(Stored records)
************

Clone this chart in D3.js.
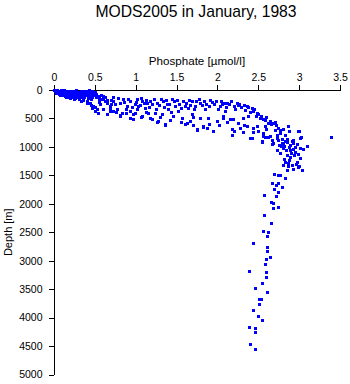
<!DOCTYPE html>
<html>
<head>
<meta charset="utf-8">
<script src="https://cdn.jsdelivr.net/npm/d3@7"></script>
<style>
  html, body { margin: 0; padding: 0; background: #fff; }
  svg { display: block; font-family: "Liberation Sans", Arial, Helvetica, sans-serif; }
</style>
</head>
<body>
<svg id="chart" width="350" height="384"></svg>
<script>
// Phosphate profile from MODS2005, January 1983

const titleText = "MODS2005 in January, 1983";
const xLabel = "Phosphate [\u00b5mol/l]";
const yLabel = "Depth [m]";

const xTicks = [0, 0.5, 1, 1.5, 2, 2.5, 3, 3.5];
const xTickLabels = ["0", "0.5", "1", "1.5", "2", "2.5", "3", "3.5"];
const yTicks = [0, 500, 1000, 1500, 2000, 2500, 3000, 3500, 4000, 4500, 5000];
const yTickLabels = ["0", "500", "1000", "1500", "2000", "2500", "3000", "3500", "4000", "4500", "5000"];

// surface mixed layer
const surfacePhosphate = [0.00,0.02,0.04,0.05,0.07,0.08,0.10,0.11,0.12,0.14,0.15,0.16,0.18,0.19,0.20,0.21,0.23,0.24,0.25,0.27,0.28,0.30,0.31,0.33,0.34,0.36,0.38,0.40,0.41,0.43,0.45,0.47,0.48,0.50,0.02,0.03,0.06,0.09,0.13,0.17,0.22,0.26,0.30,0.35,0.01,0.06,0.09,0.13,0.17,0.22,0.26,0.29,0.32,0.37,0.39,0.42,0.44,0.46,0.49,0.52,0.55,0.58,0.62,0.03,0.11,0.19,0.27,0.35,0.16,0.24,0.33,0.40,
  0.04,0.07,0.12,0.15,0.20,0.25,0.31,0.36,0.41,0.45,0.51,0.56,0.60,0.08,0.14,0.19,0.24,0.29,0.33,0.38,0.43,0.47,0.65,0.70,0.72,0.40,0.45,0.55,0.50,0.68];
const surfaceDepth = [5,15,8,30,12,45,20,60,5,35,70,15,50,25,85,10,40,65,20,100,55,30,80,10,120,45,90,25,140,60,110,15,75,40,40,60,75,90,100,110,125,140,150,170,25,50,5,55,85,70,45,115,95,130,60,85,35,130,95,70,110,90,130,20,30,40,5,20,130,155,190,200,
  50,95,80,120,140,110,130,100,110,160,130,160,100,25,10,70,35,70,55,20,5,50,180,240,120,230,260,210,300,330];

// thermocline / nutricline
const clinePhosphate = [0.35,0.44,0.48,0.53,0.56,0.60,0.65,0.69,0.72,0.77,0.81,0.84,0.89,0.93,0.99,1.02,0.60,0.65,0.69,0.72,0.81,0.83,0.93,0.97,0.97,0.50,0.54,0.47,
  1.02,1.08,1.14,1.20,1.26,1.33,1.38,1.44,1.48,1.58,1.60,1.69,1.73,1.79,1.85,1.93,2.01,2.06,1.02,1.08,1.15,1.20,1.27,1.36,1.46,1.57,1.60,1.66,1.75,1.82,1.87,1.95,2.00,2.07,1.03,1.11,1.24,1.32,1.40,1.52,1.69,1.79,1.88,1.64,
  1.18,1.26,1.36,1.63,1.70,1.75,1.82,0.81,0.93,0.99,2.18,
  0.55,0.62,0.70,0.75,0.78,0.86,0.88,0.91,0.95,1.00,1.05,1.07,1.10,1.13,1.16,1.18,1.22,1.25,1.29,1.31,1.35,1.37,1.41,1.43,1.47,1.50,1.53,1.55,1.62,1.65,1.67,1.71,1.74,1.77,1.81,1.83,1.86,1.90,1.91,1.96,1.98,2.03,2.04,2.09,2.10,2.14,2.16,2.20,2.22,2.27,2.29,2.33,2.34,2.38,2.40,2.45,2.50,2.47,2.53,2.58,2.60,2.62,2.66,2.70,2.72,2.76,2.80,2.70,1.30,1.42,1.55,1.70,1.90,2.02,2.12,2.25,2.33,2.20,1.12,0.88,1.06,0.76,2.50,2.60];
const clineDepth = [158,228,281,333,246,158,228,281,193,333,228,158,281,193,246,158,333,421,368,368,456,404,368,421,509,368,404,316,
  158,193,228,246,228,193,246,158,281,193,281,193,281,228,333,211,333,246,333,456,404,509,544,596,456,491,596,544,684,632,667,719,544,491,281,316,404,421,333,368,421,491,491,316,
  491,561,614,579,614,702,649,439,491,404,790,
  150,200,170,250,140,210,330,150,300,210,260,140,220,170,300,200,160,330,260,150,300,180,240,380,200,170,250,320,230,170,260,330,200,160,260,190,240,280,170,250,190,280,190,230,300,250,200,280,340,250,300,270,350,300,380,340,420,460,450,520,470,580,600,560,620,700,680,700,470,520,560,480,600,620,560,580,620,720,380,400,480,380,720,690];

// lower thermocline and phosphate maximum
const maxPhosphate = [2.06,2.12,2.24,2.25,2.36,2.42,2.44,2.48,2.37,2.31,2.19,2.09,2.07,2.15,2.52,2.56,2.64,2.68,2.58,2.28,2.36,2.44,2.48,2.74,2.18,2.86,2.40,2.56,2.64,2.73,2.79,2.85,2.91,3.01,2.68,2.80,2.99,2.55,
  2.31,2.44,2.56,2.58,2.62,2.67,2.73,2.77,2.83,2.88,3.00,3.02,2.42,2.55,2.67,2.74,2.79,2.85,2.93,2.89,2.80,2.95,3.01,3.10,2.73,2.89,2.95,2.85,3.01,2.89,2.83,2.86,2.91,2.97,2.99,2.80,2.93,2.85,3.04,
  2.82,2.87,2.92,2.97,2.84,2.78,2.90,2.94,2.88,2.81,2.96,3.00,2.86,2.76,3.05,2.98,2.93,2.83,2.75,3.39];
const maxDepth = [228,228,228,263,281,316,368,404,456,491,509,368,456,509,491,509,544,579,632,667,632,667,632,667,684,632,842,807,807,842,860,860,895,842,930,930,719,895,
  737,737,754,825,825,877,789,754,789,719,719,825,842,912,947,877,930,912,877,965,1018,1000,1018,982,1053,1053,1088,1140,1193,1175,1263,1281,1316,1263,1351,1316,1386,1404,1404,
  980,1010,1040,950,1060,990,1110,1150,1230,1210,1300,1330,1340,1100,1040,1120,930,890,960,825];

// deep water
const deepPhosphate = [2.69,2.74,2.77,2.83,2.67,2.72,2.74,2.79,2.69,2.74,2.57,2.72,2.66,2.68,2.74,2.68,2.57,2.66,2.56,2.62,2.61,2.44,2.61,2.61,2.64,2.59,2.58,2.39,2.59,2.59,2.55,2.46,2.61,2.51,2.53,2.51,2.44,2.50,2.55,2.39,2.46,2.46,2.40,2.46];
const deepDepth = [1474,1491,1491,1544,1632,1667,1632,1702,1737,1789,1842,1860,1965,1982,2053,2070,2193,2333,2474,2491,2561,2684,2754,2825,2930,2965,3053,3175,3193,3281,3386,3474,3544,3667,3667,3754,3860,3965,4035,4158,4175,4246,4456,4544];

const phosphate = [].concat(surfacePhosphate, clinePhosphate, maxPhosphate, deepPhosphate);
const depth = [].concat(surfaceDepth, clineDepth, maxDepth, deepDepth);
const points = phosphate.map((p, i) => ({ p: p, d: depth[i] }));

const svg = d3.select("#chart");
const margin = { left: 54, top: 90 };

const x = d3.scaleLinear().domain([0, 3.5]).range([margin.left, 340]);
const y = d3.scaleLinear().domain([0, 5000]).range([margin.top, 374.5]);

// title
svg.append("text")
  .attr("x", 196).attr("y", 17)
  .attr("text-anchor", "middle")
  .attr("font-size", 15.7)
  .attr("fill", "#000")
  .text(titleText);

// x axis on top
const xAxis = d3.axisTop(x)
  .tickValues(xTicks)
  .tickFormat((d, i) => xTickLabels[i])
  .tickSize(5).tickPadding(4).tickSizeOuter(0);
const gx = svg.append("g")
  .attr("transform", `translate(0,${margin.top - 0.5})`)
  .call(xAxis);
gx.selectAll("text").attr("font-size", 10.5).attr("font-family", "Liberation Sans, Arial, sans-serif").attr("fill", "#000");
gx.selectAll("line, path").attr("stroke", "#000").attr("shape-rendering", "crispEdges");

svg.append("text")
  .attr("x", 197).attr("y", 65)
  .attr("text-anchor", "middle")
  .attr("font-size", 11.6)
  .attr("fill", "#000")
  .text(xLabel);

// y axis (depth increases downward)
const yAxis = d3.axisLeft(y)
  .tickValues(yTicks)
  .tickFormat((d, i) => yTickLabels[i])
  .tickSize(5).tickPadding(6).tickSizeOuter(0);
const gy = svg.append("g")
  .attr("transform", `translate(${margin.left - 0.5},0)`)
  .call(yAxis);
gy.selectAll("text").attr("font-size", 10.5).attr("font-family", "Liberation Sans, Arial, sans-serif").attr("fill", "#000");
gy.selectAll("line, path").attr("stroke", "#000").attr("shape-rendering", "crispEdges");

svg.append("text")
  .attr("transform", `translate(12,${(y(0) + y(5000)) / 2}) rotate(-90)`)
  .attr("text-anchor", "middle")
  .attr("font-size", 11)
  .attr("fill", "#000")
  .text(yLabel);

// observations
svg.append("g")
  .selectAll("rect")
  .data(points)
  .join("rect")
  .attr("x", d => Math.round(x(d.p)) - 1.5)
  .attr("y", d => Math.round(y(d.d)) - 1.5)
  .attr("width", 3)
  .attr("height", 3)
  .attr("fill", "#0000ff")
  .attr("shape-rendering", "crispEdges");
</script>
</body>
</html>
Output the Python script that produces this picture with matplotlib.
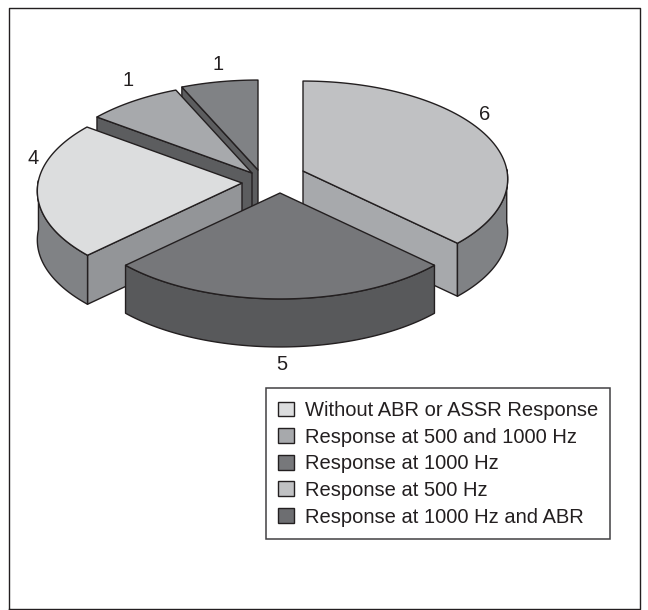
"""Exploded 3D-look pie chart of response categories, drawn with plain polygons."""

import numpy as np
import matplotlib
matplotlib.use("Agg")
import matplotlib.pyplot as plt
from matplotlib.patches import Polygon, Patch

plt.rcParams["font.family"] = ["Liberation Sans", "DejaVu Sans"]

categories = [
    "Without ABR or ASSR Response",
    "Response at 500 and 1000 Hz",
    "Response at 1000 Hz",
    "Response at 500 Hz",
    "Response at 1000 Hz and ABR",
]
counts = [4, 1, 1, 6, 5]

# style per slice, same order as categories
top_colors = ["#dcddde", "#a7a9ac", "#808285", "#c0c1c3", "#76777a"]
face_colors = ["#939598", "#5c5d5f", "#5c5d5f", "#a7a9ac", "#58595b"]
rim_colors = ["#808285", "#5c5d5f", "#5c5d5f", "#808285", "#58595b"]
legend_colors = ["#dcddde", "#a7a9ac", "#77787b", "#c0c1c3", "#6d6e71"]

# layout, in image pixels
apexes = [(242, 183), (252, 173), (258, 170), (303, 171), (280, 193)]
depths = [49, 50, 50, 53, 48]
label_pos = [(33, 158), (128, 80), (218, 64), (485, 115), (282, 364)]
A, B, K = 204.0, 97.3, 0.0816
INK = "#231f20"


def warp(theta):
    # the original's perspective skews the sweep, fitted by eye
    t = np.radians(theta)
    return theta + 18.5 * np.sin(t) + 4.6 * np.sin(2 * t) - 8.17 * np.sin(3 * t)


def project(theta, apex):
    t = np.radians(warp(np.asarray(theta, dtype=float)))
    w = 1 + K * np.cos(t)
    return np.column_stack([apex[0] + A * np.sin(t) / w, apex[1] - B * np.cos(t) / w])


def add_poly(ax, pts, color):
    ax.add_patch(Polygon(pts, closed=True, facecolor=color, edgecolor=INK,
                         linewidth=1.0, joinstyle="round"))


def draw_slice(ax, start, end, apex, depth, top, face, rim):
    arc = project(np.linspace(start, end, 120), apex)
    drop = np.array([0, depth])
    centre = np.array(apex, dtype=float)

    # radial side walls that look toward the viewer
    if np.sin(np.radians(start)) < -1e-6:
        wall = np.array([centre, arc[0], arc[0] + drop, centre + drop])
        add_poly(ax, wall, face)
    if np.sin(np.radians(end)) > 1e-6:
        wall = np.array([centre, arc[-1], arc[-1] + drop, centre + drop])
        add_poly(ax, wall, face)

    # outer rim, front half only
    theta = np.linspace(start, end, 120)
    front = arc[np.cos(np.radians(warp(theta))) < 0.03]
    if len(front) > 1:
        add_poly(ax, np.vstack([front, (front + drop)[::-1]]), rim)

    add_poly(ax, np.vstack([centre, arc]), top)


fig = plt.figure(figsize=(6.48, 6.10), dpi=100)
ax = fig.add_axes([0, 0, 1, 1])
ax.set_xlim(0, 648)
ax.set_ylim(610, 0)
ax.axis("off")

# outer frame
ax.plot([9, 9, 640, 640, 9], [609, 8, 8, 609, 609], color=INK, linewidth=1.0)

# cumulative sweep, "Response at 500 Hz" begins at twelve o'clock
sweep = 360.0 * np.array(counts) / sum(counts)
first = 360.0 - sweep[:3].sum()
starts = first + np.concatenate([[0], np.cumsum(sweep)[:-1]])
ends = starts + sweep

# back to front
for i in [2, 1, 0, 3, 4]:
    s = starts[i] if starts[i] < 360 else starts[i] - 360
    draw_slice(ax, s, s + sweep[i], apexes[i], depths[i],
               top_colors[i], face_colors[i], rim_colors[i])

for n, (x, y) in zip(counts, label_pos):
    ax.text(x, y, str(n), ha="center", va="center", fontsize=14.5, color=INK)

handles = [Patch(facecolor=c, edgecolor=INK, linewidth=1.0) for c in legend_colors]
leg = ax.legend(handles, categories, loc="lower left", bbox_to_anchor=(266, 539),
                bbox_transform=ax.transData, borderaxespad=0, fontsize=14.5,
                handlelength=0.75, handleheight=0.75, handletextpad=0.55,
                labelspacing=0.38, borderpad=0.62, fancybox=False, framealpha=1,
                edgecolor="#414042", labelcolor=INK)
leg.get_frame().set_linewidth(1.1)

fig.savefig("out.png", dpi=100)
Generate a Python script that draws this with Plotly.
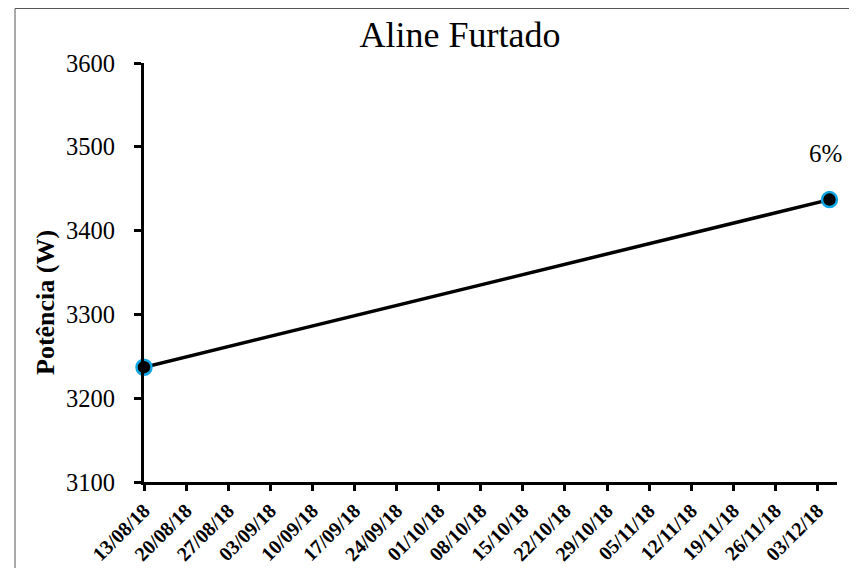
import plotly.graph_objects as go

# Data
dates = ["2018-08-13", "2018-12-05"]
power_w = [3237, 3437]
point_labels = ["", "6%"]
title_text = "Aline Furtado"
y_title = "Potência (W)"
y_ticks = [3100, 3200, 3300, 3400, 3500, 3600]
x_range = ["2018-08-13", "2018-12-06 06:00"]

OFF = 8  # page body margin
W, H = 857 - OFF, 568 - OFF
L, R, T, B = 144 - OFF, 20, 63 - OFF, 86
pw, ph = W - L - R, H - T - B


def px(page_x):
    return (page_x - OFF - L) / pw


def py(page_y):
    return 1 - (page_y - OFF - T) / ph


fig = go.Figure()
fig.add_trace(go.Scatter(
    x=dates, y=power_w, mode="lines+markers",
    line=dict(color="black", width=3.5),
    marker=dict(size=15, color="black", line=dict(color="#12A5E3", width=2.5)),
    cliponaxis=False, showlegend=False,
))
for xd, yv, lab in zip(dates, power_w, point_labels):
    if lab:
        fig.add_annotation(x=xd, y=yv, text=lab, showarrow=False,
                           xshift=-4, yshift=46,
                           font=dict(family="Liberation Serif", size=25, color="black"))

# y-axis title (positioned like the original, below plot centre)
fig.add_annotation(xref="paper", yref="paper", x=px(45), y=py(303),
                   text="<b>" + y_title + "</b>", textangle=-90, showarrow=False,
                   xanchor="center", yanchor="middle",
                   font=dict(family="Liberation Serif", size=26, color="black"))

fig.update_layout(
    width=W, height=H,
    margin=dict(l=L, r=R, t=T, b=B, autoexpand=False),
    paper_bgcolor="white", plot_bgcolor="white",
    title=dict(text=title_text, x=(460 - OFF) / W, xanchor="center",
               y=1 - (34 - OFF) / H, yanchor="middle",
               font=dict(family="Liberation Serif", size=36, color="black")),
    font=dict(family="Liberation Serif", color="black"),
)
fig.update_xaxes(
    range=x_range, type="date", automargin=False,
    tick0="2018-08-13", dtick=7 * 86400000, tickformat="%d/%m/%y",
    tickangle=-45, tickfont=dict(family="Liberation Serif", size=20, color="black", weight="bold"),
    showline=True, linecolor="black", linewidth=3,
    ticks="outside", ticklen=6, tickwidth=2.5, tickcolor="black",
    showgrid=False, zeroline=False,
)
fig.update_yaxes(
    range=[3100, 3600], tickvals=y_ticks, automargin=False,
    tickfont=dict(family="Liberation Serif", size=24.5, color="black"),
    showline=True, linecolor="black", linewidth=3,
    ticks="outside", ticklen=7, tickwidth=2.5, tickcolor="black",
    ticklabelstandoff=14,
    showgrid=False, zeroline=False,
)
# outer chart border
fig.add_shape(type="rect", xref="paper", yref="paper",
              x0=px(15), x1=px(870), y0=py(580), y1=py(OFF + 0.5),
              line=dict(color="#555555", width=1), fillcolor="rgba(0,0,0,0)", layer="below")

fig.write_html("out.html")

************

Problem:
Restate the material word for word from its first line through the line containing "MODS2005, January 1983", both included; the pictures do not belong in it.

Answer to the task:
Clone this chart in D3.js.
<!DOCTYPE html>
<html>
<head>
<meta charset="utf-8">
<script src="https://cdn.jsdelivr.net/npm/d3@7"></script>
<style>
  html, body { margin: 0; padding: 0; background: #fff; }
  svg { display: block; font-family: "Liberation Sans", Arial, Helvetica, sans-serif; }
</style>
</head>
<body>
<svg id="chart" width="350" height="384"></svg>
<script>
// Phosphate profile from MODS2005, January 1983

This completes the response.